* TASK TO COMPLETE:
Pictures aside, quote the whole listing exactly.

* DATA BLOCK:

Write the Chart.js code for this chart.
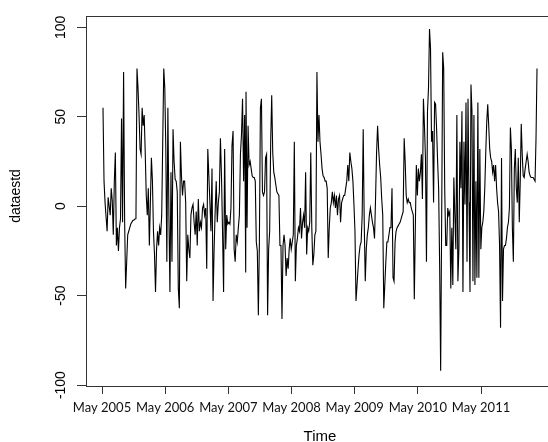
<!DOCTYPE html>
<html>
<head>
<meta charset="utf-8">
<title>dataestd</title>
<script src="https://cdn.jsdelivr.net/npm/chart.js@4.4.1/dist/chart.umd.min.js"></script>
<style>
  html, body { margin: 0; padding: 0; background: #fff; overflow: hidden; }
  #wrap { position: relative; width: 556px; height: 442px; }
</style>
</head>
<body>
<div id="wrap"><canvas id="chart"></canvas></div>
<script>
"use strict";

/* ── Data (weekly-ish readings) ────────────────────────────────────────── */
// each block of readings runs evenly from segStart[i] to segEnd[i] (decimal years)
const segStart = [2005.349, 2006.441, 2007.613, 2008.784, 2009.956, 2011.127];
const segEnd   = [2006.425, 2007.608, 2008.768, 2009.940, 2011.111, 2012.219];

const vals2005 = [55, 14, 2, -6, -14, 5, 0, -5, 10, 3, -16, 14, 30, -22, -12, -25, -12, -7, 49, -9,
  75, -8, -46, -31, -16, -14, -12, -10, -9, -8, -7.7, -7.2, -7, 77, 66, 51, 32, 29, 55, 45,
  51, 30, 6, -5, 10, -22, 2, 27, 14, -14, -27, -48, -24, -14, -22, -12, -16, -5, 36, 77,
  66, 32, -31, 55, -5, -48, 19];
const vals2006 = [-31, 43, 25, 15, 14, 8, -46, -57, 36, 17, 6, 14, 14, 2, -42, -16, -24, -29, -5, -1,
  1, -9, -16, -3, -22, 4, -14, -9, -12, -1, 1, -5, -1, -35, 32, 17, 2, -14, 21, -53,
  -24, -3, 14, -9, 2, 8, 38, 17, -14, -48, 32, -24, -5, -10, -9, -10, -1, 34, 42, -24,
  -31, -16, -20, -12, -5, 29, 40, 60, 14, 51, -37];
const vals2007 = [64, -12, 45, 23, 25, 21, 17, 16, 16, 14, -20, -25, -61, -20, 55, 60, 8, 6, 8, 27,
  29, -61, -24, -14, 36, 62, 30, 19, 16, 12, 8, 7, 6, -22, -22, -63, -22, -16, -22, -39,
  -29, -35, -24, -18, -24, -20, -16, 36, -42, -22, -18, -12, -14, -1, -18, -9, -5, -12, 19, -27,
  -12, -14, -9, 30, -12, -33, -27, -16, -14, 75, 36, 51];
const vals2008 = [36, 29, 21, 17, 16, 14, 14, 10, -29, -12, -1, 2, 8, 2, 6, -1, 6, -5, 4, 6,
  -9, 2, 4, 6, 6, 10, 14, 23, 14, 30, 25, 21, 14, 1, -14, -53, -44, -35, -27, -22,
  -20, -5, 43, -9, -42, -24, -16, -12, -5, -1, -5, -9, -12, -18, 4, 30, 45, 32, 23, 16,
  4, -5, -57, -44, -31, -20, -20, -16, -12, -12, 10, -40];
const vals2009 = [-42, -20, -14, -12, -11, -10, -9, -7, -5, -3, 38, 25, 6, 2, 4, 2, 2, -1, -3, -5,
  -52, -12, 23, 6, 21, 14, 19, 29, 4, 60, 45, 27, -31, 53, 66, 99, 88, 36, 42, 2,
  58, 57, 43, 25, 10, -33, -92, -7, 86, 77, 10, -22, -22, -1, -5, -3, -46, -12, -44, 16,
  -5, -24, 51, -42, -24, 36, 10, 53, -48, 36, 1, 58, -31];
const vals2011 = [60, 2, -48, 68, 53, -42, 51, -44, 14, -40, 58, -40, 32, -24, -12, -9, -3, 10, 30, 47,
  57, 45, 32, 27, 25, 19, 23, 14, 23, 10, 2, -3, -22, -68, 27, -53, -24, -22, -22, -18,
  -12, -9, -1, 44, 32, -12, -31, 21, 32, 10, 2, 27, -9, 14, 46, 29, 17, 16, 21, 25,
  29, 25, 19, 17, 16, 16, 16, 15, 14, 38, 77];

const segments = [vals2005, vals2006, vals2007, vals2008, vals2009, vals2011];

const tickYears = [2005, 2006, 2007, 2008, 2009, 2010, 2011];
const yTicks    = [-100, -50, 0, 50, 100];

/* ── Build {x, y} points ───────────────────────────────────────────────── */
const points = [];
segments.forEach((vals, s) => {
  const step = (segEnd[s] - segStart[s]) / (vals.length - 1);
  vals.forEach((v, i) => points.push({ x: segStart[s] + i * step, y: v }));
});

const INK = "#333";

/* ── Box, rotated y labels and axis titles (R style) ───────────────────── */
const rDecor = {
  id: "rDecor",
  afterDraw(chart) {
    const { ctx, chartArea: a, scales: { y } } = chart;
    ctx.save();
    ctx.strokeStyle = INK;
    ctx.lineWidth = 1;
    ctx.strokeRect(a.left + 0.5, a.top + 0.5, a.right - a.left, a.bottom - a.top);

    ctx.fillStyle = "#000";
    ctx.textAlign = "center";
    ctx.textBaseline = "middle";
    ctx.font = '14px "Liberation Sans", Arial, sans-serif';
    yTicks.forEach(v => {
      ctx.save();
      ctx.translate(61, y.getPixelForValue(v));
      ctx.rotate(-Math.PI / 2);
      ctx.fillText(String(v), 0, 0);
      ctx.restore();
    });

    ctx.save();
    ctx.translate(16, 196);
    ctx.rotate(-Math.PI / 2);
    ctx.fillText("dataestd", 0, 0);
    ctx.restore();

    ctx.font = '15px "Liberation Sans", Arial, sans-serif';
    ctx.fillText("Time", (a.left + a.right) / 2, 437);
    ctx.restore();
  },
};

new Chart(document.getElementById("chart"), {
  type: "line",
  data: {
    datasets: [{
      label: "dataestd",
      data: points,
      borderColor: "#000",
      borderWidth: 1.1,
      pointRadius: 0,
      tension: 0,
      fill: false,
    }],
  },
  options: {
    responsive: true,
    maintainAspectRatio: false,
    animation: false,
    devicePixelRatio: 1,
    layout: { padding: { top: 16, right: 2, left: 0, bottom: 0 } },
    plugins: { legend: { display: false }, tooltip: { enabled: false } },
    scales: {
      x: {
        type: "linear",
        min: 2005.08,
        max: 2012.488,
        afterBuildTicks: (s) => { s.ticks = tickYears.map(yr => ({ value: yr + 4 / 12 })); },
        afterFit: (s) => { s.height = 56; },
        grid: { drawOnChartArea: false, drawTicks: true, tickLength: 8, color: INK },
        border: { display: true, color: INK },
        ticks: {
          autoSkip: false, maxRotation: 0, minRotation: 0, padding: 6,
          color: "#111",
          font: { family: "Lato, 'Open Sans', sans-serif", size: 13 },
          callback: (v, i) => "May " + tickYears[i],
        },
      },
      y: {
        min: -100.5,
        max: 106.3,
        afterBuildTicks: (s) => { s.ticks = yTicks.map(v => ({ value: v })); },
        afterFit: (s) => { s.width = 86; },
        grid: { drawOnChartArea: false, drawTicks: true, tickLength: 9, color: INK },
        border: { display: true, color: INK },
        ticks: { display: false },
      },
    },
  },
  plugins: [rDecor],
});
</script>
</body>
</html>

* RESPONSE:
Write the Chart.js code for this chart.
<!DOCTYPE html>
<html>
<head>
<meta charset="utf-8">
<title>dataestd</title>
<script src="https://cdn.jsdelivr.net/npm/chart.js@4.4.1/dist/chart.umd.min.js"></script>
<style>
  html, body { margin: 0; padding: 0; background: #fff; overflow: hidden; }
  #wrap { position: relative; width: 556px; height: 442px; }
</style>
</head>
<body>
<div id="wrap"><canvas id="chart"></canvas></div>
<script>
"use strict";

/* ── Data (weekly-ish readings) ────────────────────────────────────────── */
// each block of readings runs evenly from segStart[i] to segEnd[i] (decimal years)
const segStart = [2005.349, 2006.441, 2007.613, 2008.784, 2009.956, 2011.127];
const segEnd   = [2006.425, 2007.608, 2008.768, 2009.940, 2011.111, 2012.219];

const vals2005 = [55, 14, 2, -6, -14, 5, 0, -5, 10, 3, -16, 14, 30, -22, -12, -25, -12, -7, 49, -9,
  75, -8, -46, -31, -16, -14, -12, -10, -9, -8, -7.7, -7.2, -7, 77, 66, 51, 32, 29, 55, 45,
  51, 30, 6, -5, 10, -22, 2, 27, 14, -14, -27, -48, -24, -14, -22, -12, -16, -5, 36, 77,
  66, 32, -31, 55, -5, -48, 19];
const vals2006 = [-31, 43, 25, 15, 14, 8, -46, -57, 36, 17, 6, 14, 14, 2, -42, -16, -24, -29, -5, -1,
  1, -9, -16, -3, -22, 4, -14, -9, -12, -1, 1, -5, -1, -35, 32, 17, 2, -14, 21, -53,
  -24, -3, 14, -9, 2, 8, 38, 17, -14, -48, 32, -24, -5, -10, -9, -10, -1, 34, 42, -24,
  -31, -16, -20, -12, -5, 29, 40, 60, 14, 51, -37];
const vals2007 = [64, -12, 45, 23, 25, 21, 17, 16, 16, 14, -20, -25, -61, -20, 55, 60, 8, 6, 8, 27,
  29, -61, -24, -14, 36, 62, 30, 19, 16, 12, 8, 7, 6, -22, -22, -63, -22, -16, -22, -39,
  -29, -35, -24, -18, -24, -20, -16, 36, -42, -22, -18, -12, -14, -1, -18, -9, -5, -12, 19, -27,
  -12, -14, -9, 30, -12, -33, -27, -16, -14, 75, 36, 51];
const vals2008 = [36, 29, 21, 17, 16, 14, 14, 10, -29, -12, -1, 2, 8, 2, 6, -1, 6, -5, 4, 6,
  -9, 2, 4, 6, 6, 10, 14, 23, 14, 30, 25, 21, 14, 1, -14, -53, -44, -35, -27, -22,
  -20, -5, 43, -9, -42, -24, -16, -12, -5, -1, -5, -9, -12, -18, 4, 30, 45, 32, 23, 16,
  4, -5, -57, -44, -31, -20, -20, -16, -12, -12, 10, -40];
const vals2009 = [-42, -20, -14, -12, -11, -10, -9, -7, -5, -3, 38, 25, 6, 2, 4, 2, 2, -1, -3, -5,
  -52, -12, 23, 6, 21, 14, 19, 29, 4, 60, 45, 27, -31, 53, 66, 99, 88, 36, 42, 2,
  58, 57, 43, 25, 10, -33, -92, -7, 86, 77, 10, -22, -22, -1, -5, -3, -46, -12, -44, 16,
  -5, -24, 51, -42, -24, 36, 10, 53, -48, 36, 1, 58, -31];
const vals2011 = [60, 2, -48, 68, 53, -42, 51, -44, 14, -40, 58, -40, 32, -24, -12, -9, -3, 10, 30, 47,
  57, 45, 32, 27, 25, 19, 23, 14, 23, 10, 2, -3, -22, -68, 27, -53, -24, -22, -22, -18,
  -12, -9, -1, 44, 32, -12, -31, 21, 32, 10, 2, 27, -9, 14, 46, 29, 17, 16, 21, 25,
  29, 25, 19, 17, 16, 16, 16, 15, 14, 38, 77];

const segments = [vals2005, vals2006, vals2007, vals2008, vals2009, vals2011];

const tickYears = [2005, 2006, 2007, 2008, 2009, 2010, 2011];
const yTicks    = [-100, -50, 0, 50, 100];

/* ── Build {x, y} points ───────────────────────────────────────────────── */
const points = [];
segments.forEach((vals, s) => {
  const step = (segEnd[s] - segStart[s]) / (vals.length - 1);
  vals.forEach((v, i) => points.push({ x: segStart[s] + i * step, y: v }));
});

const INK = "#333";

/* ── Box, rotated y labels and axis titles (R style) ───────────────────── */
const rDecor = {
  id: "rDecor",
  afterDraw(chart) {
    const { ctx, chartArea: a, scales: { y } } = chart;
    ctx.save();
    ctx.strokeStyle = INK;
    ctx.lineWidth = 1;
    ctx.strokeRect(a.left + 0.5, a.top + 0.5, a.right - a.left, a.bottom - a.top);

    ctx.fillStyle = "#000";
    ctx.textAlign = "center";
    ctx.textBaseline = "middle";
    ctx.font = '14px "Liberation Sans", Arial, sans-serif';
    yTicks.forEach(v => {
      ctx.save();
      ctx.translate(61, y.getPixelForValue(v));
      ctx.rotate(-Math.PI / 2);
      ctx.fillText(String(v), 0, 0);
      ctx.restore();
    });

    ctx.save();
    ctx.translate(16, 196);
    ctx.rotate(-Math.PI / 2);
    ctx.fillText("dataestd", 0, 0);
    ctx.restore();

    ctx.font = '15px "Liberation Sans", Arial, sans-serif';
    ctx.fillText("Time", (a.left + a.right) / 2, 437);
    ctx.restore();
  },
};

new Chart(document.getElementById("chart"), {
  type: "line",
  data: {
    datasets: [{
      label: "dataestd",
      data: points,
      borderColor: "#000",
      borderWidth: 1.1,
      pointRadius: 0,
      tension: 0,
      fill: false,
    }],
  },
  options: {
    responsive: true,
    maintainAspectRatio: false,
    animation: false,
    devicePixelRatio: 1,
    layout: { padding: { top: 16, right: 2, left: 0, bottom: 0 } },
    plugins: { legend: { display: false }, tooltip: { enabled: false } },
    scales: {
      x: {
        type: "linear",
        min: 2005.08,
        max: 2012.488,
        afterBuildTicks: (s) => { s.ticks = tickYears.map(yr => ({ value: yr + 4 / 12 })); },
        afterFit: (s) => { s.height = 56; },
        grid: { drawOnChartArea: false, drawTicks: true, tickLength: 8, color: INK },
        border: { display: true, color: INK },
        ticks: {
          autoSkip: false, maxRotation: 0, minRotation: 0, padding: 6,
          color: "#111",
          font: { family: "Lato, 'Open Sans', sans-serif", size: 13 },
          callback: (v, i) => "May " + tickYears[i],
        },
      },
      y: {
        min: -100.5,
        max: 106.3,
        afterBuildTicks: (s) => { s.ticks = yTicks.map(v => ({ value: v })); },
        afterFit: (s) => { s.width = 86; },
        grid: { drawOnChartArea: false, drawTicks: true, tickLength: 9, color: INK },
        border: { display: true, color: INK },
        ticks: { display: false },
      },
    },
  },
  plugins: [rDecor],
});
</script>
</body>
</html>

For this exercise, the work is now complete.